Bombs have been dropped on five occasions in Iraq during the period referred to, and in all cases except one not less than two days' warning was given to enable the inhabitants to withdraw. The objectives selected were the encampments and grazing grounds of the offending tribes. The case where no warning was given was one of an attack by tribes on native police, in which one police officer and three police were killed. In this period there have been no casualties to the Royal Air Force in Iraq during bombing operations. As regards casualties inflicted by the operations, none have been reported to Air Headquarters. My hon. Friend will realise that in areas where violence is habitual, Air action, however regrettable the necessity for it, in many cases checks at an early stage disturbances which would otherwise cause great loss of life. In this connection, I may mention that a frontier tribe, of the same type as those which the hon. Member has, apparently, in mind, recently killed 146 men and 127 women and children during a single raid into Iraq territory, in the course of which all the male prisoners and wounded, both men and boys, were put to death.

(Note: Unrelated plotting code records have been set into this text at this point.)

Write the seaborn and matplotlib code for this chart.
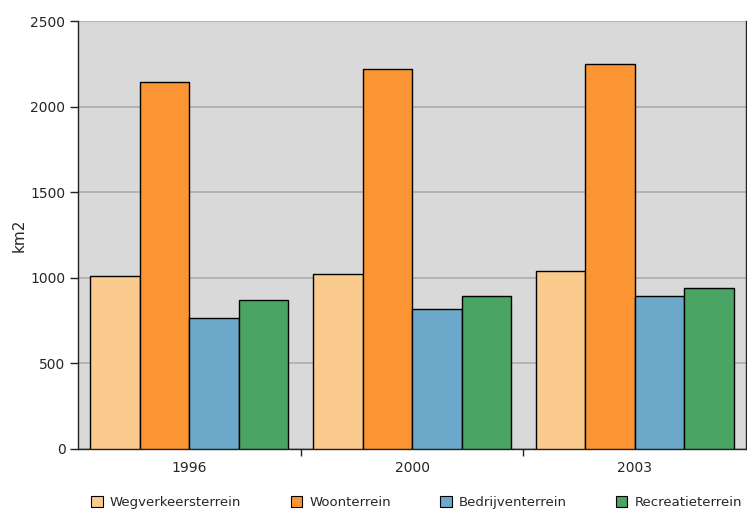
import matplotlib
matplotlib.use("Agg")
import matplotlib.pyplot as plt
import seaborn as sns
import pandas as pd
from matplotlib.patches import Patch

years = ["1996", "2000", "2003"]
series = ["Wegverkeersterrein", "Woonterrein", "Bedrijventerrein", "Recreatieterrein"]
weg = [1008, 1020, 1040]
woon = [2142, 2220, 2247]
bedrijf = [763, 818, 895]
recreatie = [868, 894, 942]
colors = ["#fbcb8d", "#fb9533", "#6ba8c9", "#4aa564"]
yticks = [0, 500, 1000, 1500, 2000, 2500]

rows = []
for name, vals in zip(series, [weg, woon, bedrijf, recreatie]):
    for y, v in zip(years, vals):
        rows.append({"jaar": y, "soort": name, "km2": v})
df = pd.DataFrame(rows)

sns.set_style("white")
plt.rcParams['font.family'] = ['DejaVu Sans']

fig = plt.figure(figsize=(7.47, 5.14), dpi=100)
ax = fig.add_axes([0.1044, 0.1265, 0.8946, 0.8326])
ax.set_facecolor("#d9d9d9")
sns.barplot(data=df, x="jaar", y="km2", hue="soort", hue_order=series,
            order=years, palette=colors, width=0.89, edgecolor="black",
            linewidth=1.0, saturation=1, ax=ax, legend=False, zorder=3)
ax.set_xlim(-0.5, 2.5)
ax.set_ylim(0, 2500)
ax.set_yticks(yticks)
ax.yaxis.grid(True, color="#b0b0b0", linewidth=1.3, zorder=1)
ax.set_axisbelow(True)
ax.spines["top"].set_visible(False)
for s in ["left", "bottom", "right"]:
    ax.spines[s].set_color("#222222")
    ax.spines[s].set_linewidth(1.0)
ax.set_xlabel("")
ax.set_ylabel("km2", fontsize=11, labelpad=3)
ax.tick_params(axis="y", direction="out", length=6, width=1, color="#222222",
               labelsize=10, pad=3, left=True)
ax.tick_params(axis="x", which="major", length=0, labelsize=10, pad=9)
ax.set_xticks([0.5, 1.5], minor=True)
ax.tick_params(axis="x", which="minor", direction="out", length=5, width=1,
               color="#222222", bottom=True)

handles = [Patch(facecolor=c, edgecolor="black", linewidth=0.8) for c in colors]
fig.legend(handles, series, loc="center", bbox_to_anchor=(0.558, 0.022), ncol=4,
           frameon=False, fontsize=9.5, handlelength=0.85, handleheight=0.85,
           columnspacing=3.75, handletextpad=0.55)

fig.savefig("out.png", dpi=100)
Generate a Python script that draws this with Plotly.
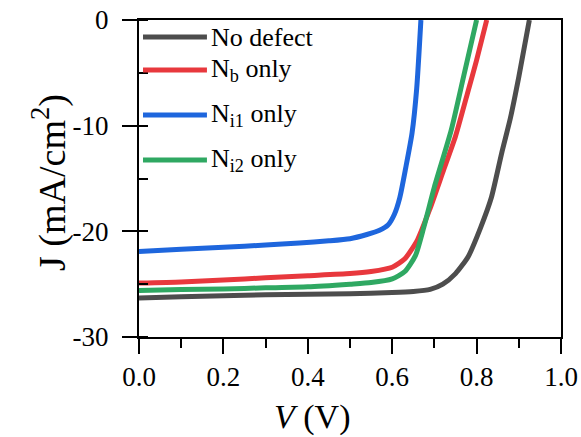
import plotly.graph_objects as go

# ---- data ----
series_names = ["No defect", "N<sub>b</sub> only", "N<sub>i1</sub> only", "N<sub>i2</sub> only"]
series_colors = ["#4d4d4d", "#e8383d", "#1e66dd", "#2fa862"]

v_nodefect = [0, 0.1, 0.2, 0.3, 0.4, 0.5, 0.6, 0.65, 0.69, 0.72, 0.75, 0.78, 0.81, 0.835, 0.86, 0.88, 0.9, 0.925]
j_nodefect = [-26.3, -26.2, -26.1, -26.0, -25.95, -25.9, -25.8, -25.7, -25.5, -25.0, -24.0, -22.4, -19.6, -16.8, -12.5, -9.3, -5.4, 0]

v_nb = [0, 0.1, 0.2, 0.3, 0.4, 0.5, 0.55, 0.6, 0.63, 0.66, 0.69, 0.72, 0.75, 0.78, 0.8, 0.824]
j_nb = [-24.9, -24.8, -24.6, -24.4, -24.2, -24.0, -23.8, -23.4, -22.6, -20.8, -17.8, -14.4, -11.0, -6.7, -3.8, 0]

v_ni1 = [0, 0.1, 0.2, 0.3, 0.38, 0.45, 0.5, 0.54, 0.57, 0.59, 0.605, 0.618, 0.632, 0.647, 0.658, 0.668]
j_ni1 = [-21.9, -21.7, -21.5, -21.3, -21.1, -20.9, -20.7, -20.3, -19.9, -19.4, -18.4, -16.8, -14.0, -10.7, -6.5, 0]

v_ni2 = [0, 0.1, 0.2, 0.3, 0.4, 0.5, 0.55, 0.6, 0.63, 0.655, 0.675, 0.7, 0.74, 0.77, 0.8]
j_ni2 = [-25.6, -25.5, -25.45, -25.35, -25.25, -25.0, -24.85, -24.5, -23.8, -22.3, -19.6, -15.8, -10.4, -5.2, 0]

x_ticks = [0.0, 0.2, 0.4, 0.6, 0.8, 1.0]
x_ticklabels = ["0.0", "0.2", "0.4", "0.6", "0.8", "1.0"]
y_ticks = [0, -10, -20, -30]
y_ticklabels = ["0", "-10", "-20", "-30"]

xs = [v_nodefect, v_nb, v_ni1, v_ni2]
ys = [j_nodefect, j_nb, j_ni1, j_ni2]

FONT = "Liberation Serif, Times New Roman, serif"

fig = go.Figure()
for name, color, x, y in zip(series_names, series_colors, xs, ys):
    fig.add_trace(go.Scatter(x=x, y=y, mode="lines", name=name,
                             line=dict(color=color, width=5, shape="spline", smoothing=0.6),
                             showlegend=False))

# manual legend (paper coordinates)
legend_y = [0.946, 0.842, 0.700, 0.558]
for name, color, ly in zip(series_names, series_colors, legend_y):
    fig.add_shape(type="line", xref="paper", yref="paper", x0=0.0095, x1=0.161, y0=ly, y1=ly,
                  line=dict(color=color, width=5))
    fig.add_annotation(xref="paper", yref="paper", x=0.166, y=ly, text=name, showarrow=False,
                       xanchor="left", yanchor="middle", font=dict(family=FONT, size=26, color="black"))

axis_common = dict(showline=True, linewidth=2, linecolor="black", mirror=True, showgrid=False,
                   zeroline=False, ticks="outside", ticklen=15, tickwidth=2, tickcolor="black",
                   ticklabeloverflow="allow", automargin=False,
                   tickfont=dict(family=FONT, size=27, color="black"))

fig.update_xaxes(range=[0, 1], tickvals=x_ticks, ticktext=x_ticklabels,
                 minor=dict(ticks="outside", dtick=0.1, ticklen=9, tickwidth=2, tickcolor="black"),
                 **axis_common)
fig.update_yaxes(range=[-30, 0], tickvals=y_ticks, ticktext=y_ticklabels,
                 minor=dict(ticks="inside", dtick=5, ticklen=9, tickwidth=2, tickcolor="black"),
                 ticklabelstandoff=8,
                 **axis_common)

# axis titles
fig.add_annotation(xref="paper", yref="paper", x=0.41, y=-0.252, text="<i>V</i> (V)", showarrow=False,
                   xanchor="center", yanchor="middle", font=dict(family=FONT, size=34, color="black"))
fig.add_annotation(xref="paper", yref="paper", x=-0.211, y=0.489, text="J (mA/cm<sup>2</sup>)",
                   showarrow=False, textangle=-90, xanchor="center", yanchor="middle",
                   font=dict(family=FONT, size=38, color="black"))

fig.update_layout(width=581, height=437, margin=dict(l=139, r=20, t=20, b=100),
                  plot_bgcolor="white", paper_bgcolor="white")

# remove the default page margin so the figure fills the window without scrollbars
fig.write_html("out.html", config={"displayModeBar": False},
               post_script="document.body.style.margin='0';document.body.style.overflow='hidden';")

Is it not a fact that the particulars of the case last mentioned by the hon. Gentleman happened hundreds of miles away from any district that has been bombarded during the last five months?

Captain BRASS

What has that to do with the question?


What has it to do with the bombing of other villages?


The offending tribe escaped back over the borders before operations could be taken by us against them, but it is also the fact that this kind of raid, with its consequent loss of life, has been almost entirely abolished by the measures taken by the Air Force.


Is the hon. Gentleman not aware that that is no answer to my question, namely, whether the outrages he has mentioned did not take place hundreds of miles away from any district that has been bombarded during the past five months, and will his Department print a White Paper giving the full particulars of why and where bombing has taken place, together with the fact—[HON. MEMBERS: "Speech!"]—together with the fact that no one but the airman concerned is ever present to know whether any of the inhabitants have been killed? [HON. MEMBERS: "Order!"] You behave. [Interruption.] You are not going to shout me down!


What did the late Secretary of State for the Home Department—[HON. MEMBERS: "Order!"].


Hon. Members should leave it to me to keep order. Perhaps the fact that the hon. Member for Bow and Bromley (Mr. Lansbury) remained standing drew attention away from the Chair. Mr. Lansbury, the next question.


I understand that the hon. Gentleman purported to answer them both at the same time.